With the UNF abdicating responsibility for the peace process, the latest attempt to find a negotiated settlement was rapidly moving to the hold mode. The President insisted that the Prime Minister should continue with it. Wickremesinghe, for his part, refused to have anything to do with it unless, as his Cabinet put it, "all portfolios are returned".
The peace process, simply put, had become the UNF's main leverage point at the time of the crisis. The President, when she took over the Defence Ministry on November 4, was bolstered by a Supreme Court observation that the defence of the island was "inalienable" from the President. Her party spokesman, Sarath Amunugama, was to say later that "even if she wanted to", Kumaratunga could not part with the Defence portfolio.
Tamil commentators had, meanwhile, started to point out that without Wickremesinghe's hold over Defence, the "restraining force" over the military would not be there. The LTTE, for its part, had started giving orders to its cadres based in government-held areas to return to rebel-held territory.

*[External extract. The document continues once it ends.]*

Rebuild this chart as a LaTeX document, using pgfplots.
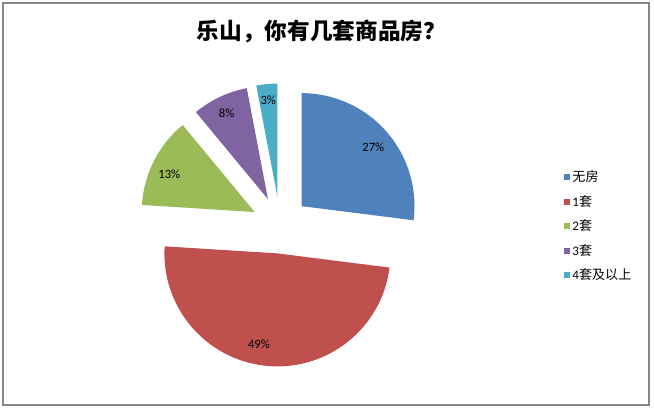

The peace process was heading towards a grey zone. The President's office kept reiterating her commitment to peace, while the UNF reinforced its point that it was not in control of the peace process, and the rebels continued to maintain that they were waiting and watching the situation.
IT was under such circumstances that Norwegian facilitators flew down to Sri Lanka on November 10. What was scheduled as a trip to set the stage for restarting the negotiations turned out to be one that formally put the peace process on hold.
Norwegian Deputy Foreign Minister Vidar Helgesen, Special Envoy Erik Solheim and Ambassador Hans Brattskar held meetings with the President, the Prime Minister, leaders of political parties, intellectuals and civil society leaders, and then Prabakaran.
For the facilitators, who had come a long way since their involvement in the peace process began during the earlier People's Alliance government, the sudden turn of events gave "mixed signals". Even before their formal statement on February 14 putting the peace process on hold, the peace-makers clarified that they did not want to get into the business of making truce between the island's two bitterly opposed political parties.
Assured by the President, the Prime Minister and the LTTE that each party would abide by the ceasefire, but visibly disappointed that the resumption of talks were put on hold, the facilitators decided to wait for the political situation to stabilise and returned to Oslo.
"Our options here have exhausted... we will go home and wait," said Helgesen, after meeting the Sri Lankan political leadership. On the ceasefire and the political impasse, Helgesen said that though the peace process was "in good shape", there was no ruling out a deterioration of the ground situation.
"We need to make clear that the ceasefire will be much more difficult to sustain in a political vacuum. If progress in the political negotiation is made impossible, the ceasefire will become increasingly fragile." With this note of caution, Helgesen left for Oslo. And on this ominous note, Sri Lanka enters its next phase of cohabitation politics. It is time Sri Lanka's two top political leaders - President Kumaratunga and Prime Minister Wickremesinghe - worked out a meaningful way of political cohabitation and ensured that the latest peace process, and along with it the political future of the country, is not weighed down by the historical baggage of bipartisan bickering.